David Ling Architect overcame that drawback with the help of a series of floating planes extending from one side of the shop to the other. Along the rear wall, sweaters and accessories are laid out on a slim white bench built above an illuminated perimeter trough filled with smooth river stones. Right behind the arched windows, vignettes are staged on big boxes that seem suspended in midair; beneath each box is another cantilevered shelf. Running down the center of the shop are natural-finished walnut benches. These pieces provide more display space—and possible seating for "husbands and boyfriends," Ling says. "It's a less formal approach, sitting down among the goods."
Hanging garments are concentrated at either end of the shop. And they appear suspended in space, too, because the rods and hangers are hidden by drywall valences.

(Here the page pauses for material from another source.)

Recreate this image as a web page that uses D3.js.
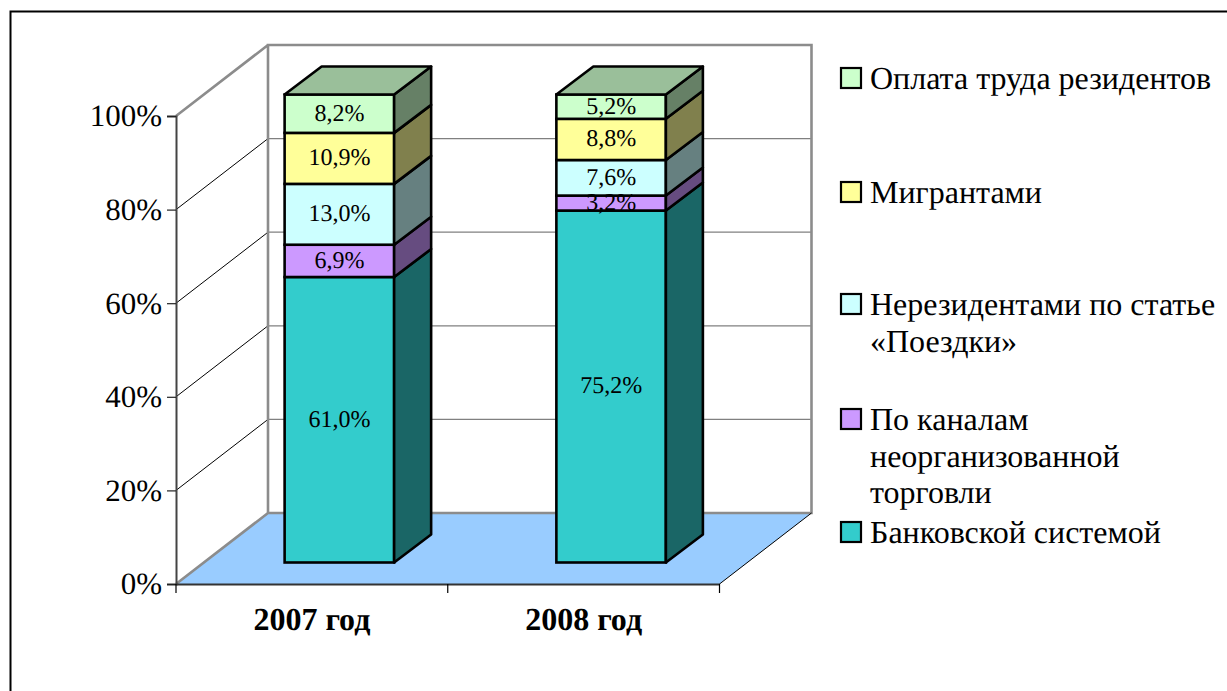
<!DOCTYPE html>
<html>
<head>
<meta charset="utf-8">
<script src="https://cdnjs.cloudflare.com/ajax/libs/d3/7.8.5/d3.min.js"></script>
<style>
  html, body { margin: 0; padding: 0; background: #fff; }
  svg { display: block; font-family: "Liberation Serif", serif; text-rendering: geometricPrecision; }
</style>
</head>
<body>
<div id="chart"></div>
<script>
const categories = ['2007 год', '2008 год'];
const seriesNames = ['Банковской системой', 'По каналам неорганизованной торговли', 'Нерезидентами по статье «Поездки»', 'Мигрантами', 'Оплата труда резидентов'];
const bankValues = [61.0, 75.2];
const informalValues = [6.9, 3.2];
const tripsValues = [13.0, 7.6];
const migrantValues = [10.9, 8.8];
const wageValues = [8.2, 5.2];
const yTicks = [0, 20, 40, 60, 80, 100];

const frontColors = ['#33cccc', '#cc99ff', '#ccffff', '#ffff99', '#ccffcc'];
const sideColors = ['#1a6666', '#664c80', '#668080', '#80804d', '#668066'];
const topColor = '#9abf9a';
const floorColor = '#99ccff';

const legendRows = [
  { s: 4, y: 80, lines: ['Оплата труда резидентов'] },
  { s: 3, y: 194, lines: ['Мигрантами'] },
  { s: 2, y: 306, lines: ['Нерезидентами по статье', '«Поездки»'] },
  { s: 1, y: 421, lines: ['По каналам', 'неорганизованной', 'торговли'] },
  { s: 0, y: 534, lines: ['Банковской системой'] }
];

const width = 1227, height = 691;
const depthX = 92, depthY = -71;       // full depth of the 3d box
const barDepthX = 37, barDepthY = -28; // depth of one column
const barOffX = (depthX - barDepthX) / 2, barOffY = (depthY - barDepthY) / 2;

const x = d3.scaleBand().domain(categories).range([176, 719.5]).paddingInner(0.597).paddingOuter(0.2985);
const y = d3.scaleLinear().domain([0, 100]).range([584, 116]);

const svg = d3.select('#chart').append('svg').attr('width', width).attr('height', height);

// outer frame, only top and left edges show
svg.append('path').attr('d', 'M10.5,691V11.5H1227').attr('fill', 'none').attr('stroke', '#000').attr('stroke-width', 2);

const poly = pts => pts.map(p => p.join(',')).join(' ');
const [x0, x1] = x.range();

// floor
svg.append('polygon')
  .attr('points', poly([[x0, y(0)], [x1, y(0)], [x1 + depthX, y(0) + depthY], [x0 + depthX, y(0) + depthY]]))
  .attr('fill', floorColor);

// grid on back wall and side wall
const grid = svg.append('g');
yTicks.filter(t => t > 0 && t < 100).forEach(t => {
  grid.append('line').attr('x1', x0 + depthX).attr('x2', x1 + depthX)
    .attr('y1', y(t) + depthY).attr('y2', y(t) + depthY)
    .attr('stroke', '#808080').attr('stroke-width', 1.2);
  grid.append('line').attr('x1', x0).attr('x2', x0 + depthX)
    .attr('y1', y(t)).attr('y2', y(t) + depthY)
    .attr('stroke', '#000').attr('stroke-width', 1);
});

// wall edges
svg.append('path')
  .attr('d', `M${x0},${y(0)}L${x0 + depthX},${y(0) + depthY}H${x1 + depthX}V${y(100) + depthY}H${x0 + depthX}V${y(0) + depthY}M${x0},${y(100)}L${x0 + depthX},${y(100) + depthY}`)
  .attr('fill', 'none').attr('stroke', '#8c8c8c').attr('stroke-width', 2.6);
svg.append('line').attr('x1', x1).attr('y1', y(0)).attr('x2', x1 + depthX).attr('y2', y(0) + depthY)
  .attr('stroke', '#000').attr('stroke-width', 1);

// axes
const yAxis = svg.append('g').attr('transform', `translate(${x0},0)`)
  .call(d3.axisLeft(y).tickValues(yTicks).tickFormat(d => d + '%').tickSize(9).tickPadding(5));
yAxis.select('.domain').attr('stroke', '#444').attr('stroke-width', 2);
yAxis.selectAll('.tick line').attr('stroke', '#222').attr('stroke-width', 1.2);
yAxis.selectAll('text').attr('font-family', '"Liberation Serif", serif').attr('font-size', 31).attr('fill', '#000');

const xAxis = svg.append('g').attr('transform', `translate(0,${y(0)})`)
  .call(d3.axisBottom(x).tickSize(0).tickPadding(23));
xAxis.select('.domain').attr('stroke', '#333').attr('stroke-width', 2);
xAxis.selectAll('text').attr('font-family', '"Liberation Serif", serif').attr('font-size', 32).attr('font-weight', 'bold').attr('fill', '#000');
[x0, x0 + x.step(), x1].forEach(tx => {
  svg.append('line').attr('x1', tx).attr('x2', tx).attr('y1', y(0)).attr('y2', y(0) + 9).attr('stroke', '#000').attr('stroke-width', 1.2);
});

// stacked 3d columns
const allSeries = [bankValues, informalValues, tripsValues, migrantValues, wageValues];
const stacked = d3.stack().keys(d3.range(allSeries.length))
  .value((row, key) => row[key])(categories.map((c, i) => allSeries.map(v => v[i])));

const fmt = v => v.toFixed(1).replace('.', ',') + '%';
const stroke = { stroke: '#000', width: 2.6 };

categories.forEach((cat, ci) => {
  const left = x(cat) + barOffX;
  const right = left + x.bandwidth();
  const column = svg.append('g');
  stacked.forEach((layer, si) => {
    const yb = y(layer[ci][0]) + barOffY;
    const yt = y(layer[ci][1]) + barOffY;
    column.append('rect').attr('x', left).attr('y', yt).attr('width', right - left).attr('height', yb - yt)
      .attr('fill', frontColors[si]).attr('stroke', stroke.stroke).attr('stroke-width', stroke.width);
    column.append('polygon')
      .attr('points', poly([[right, yb], [right + barDepthX, yb + barDepthY], [right + barDepthX, yt + barDepthY], [right, yt]]))
      .attr('fill', sideColors[si]).attr('stroke', stroke.stroke).attr('stroke-width', stroke.width).attr('stroke-linejoin', 'round');
    if (si === stacked.length - 1) {
      column.append('polygon')
        .attr('points', poly([[left, yt], [right, yt], [right + barDepthX, yt + barDepthY], [left + barDepthX, yt + barDepthY]]))
        .attr('fill', topColor).attr('stroke', stroke.stroke).attr('stroke-width', stroke.width).attr('stroke-linejoin', 'round');
    }
  });
  // labels go last so they can run over the segment edges
  stacked.forEach((layer, si) => {
    column.append('text')
      .attr('x', (left + right) / 2)
      .attr('y', (y(layer[ci][0]) + y(layer[ci][1])) / 2 + barOffY - 1.5)
      .attr('dy', '0.35em')
      .attr('text-anchor', 'middle')
      .attr('font-size', 24)
      .text(fmt(allSeries[si][ci]));
  });
});

// legend
const legend = svg.append('g');
legendRows.forEach(row => {
  legend.append('rect').attr('x', 841).attr('y', row.y - 12).attr('width', 20).attr('height', 20)
    .attr('fill', frontColors[row.s]).attr('stroke', '#000').attr('stroke-width', 2.2);
  row.lines.forEach((line, i) => {
    legend.append('text').attr('x', 870).attr('y', row.y + i * 36.5 + 9)
      .attr('font-size', 32).attr('fill', '#000').text(line);
  });
});
</script>
</body>
</html>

The resulting niches are internally lit by fluorescents, heightening the ethereality.
The floor is paved in French limestone, with split levels creating the effect of islands between the rock-filled troughs. Choosing the limestone, Ling says, was a way of using a traditional local product that's also "incredibly elegant." Marble, meanwhile, defines the cash-wrap desk, a long box attached to the rear wall. The top of the desk is a marble slab. The face is clad in random-laid marble mosaic tiles, a sensuous textured finish that's "almost impossible not to touch," Ling says.
Colors are uniformly neutral: black, white, pale gray, and brown. "With a store," he adds, "the interior architecture should be strong, while merchandise supplies the color and variation."
Original plans called for a waterfall along the back wall, but the landlord categorically ruled that one out. To replace the sparkling water—"such an important part of Asian culture," Ling points out—he used a glass-beaded white wall covering. Opposite, propped between the arched windows, full-length elliptical mirrors are set in rectangular black-lacquered frames with a "cracked-ice" motif frequently used in Chinese architecture. In a Parisian context, the pattern also recalls the metalwork of the Eiffel Tower.
One of Ling's most arresting icons for the shop was the "egg," a tall, hollow, freestanding structure made of silver-lacquered foam with stylized Chinese characters, stenciled on the surface, reading wisdom and peace. His intention was to offer an organic, overscale juxtaposition with the many rectangular elements. Thanks to a curtained entrance and a center divider, the egg also provided a pair of fitting rooms—but not for long.
Episode buyer Bruno Paillard calls the egg a "very original concept" but explains that it took up too much valuable sales space. In a final irony, the same element that Paillard deemed too large was considered too small by customers, who found the dressing rooms cramped. So out the egg went.
"Modifications are often made to a store we've designed, to adjust to physical or visual merchandising needs," Ling says. "To anticipate that, we developed a kit of parts for Episode, the egg being just one piece. It became a trade-off between aesthetics and function, art and commerce."
A standard dressing room hides behind the rear wall, and more of Ling's practical walnut benches have replaced the experimental ovoid. "I believe a store can and should evolve in an interactive way," the architect says. "As long as the evolution occurs within the concept we set up."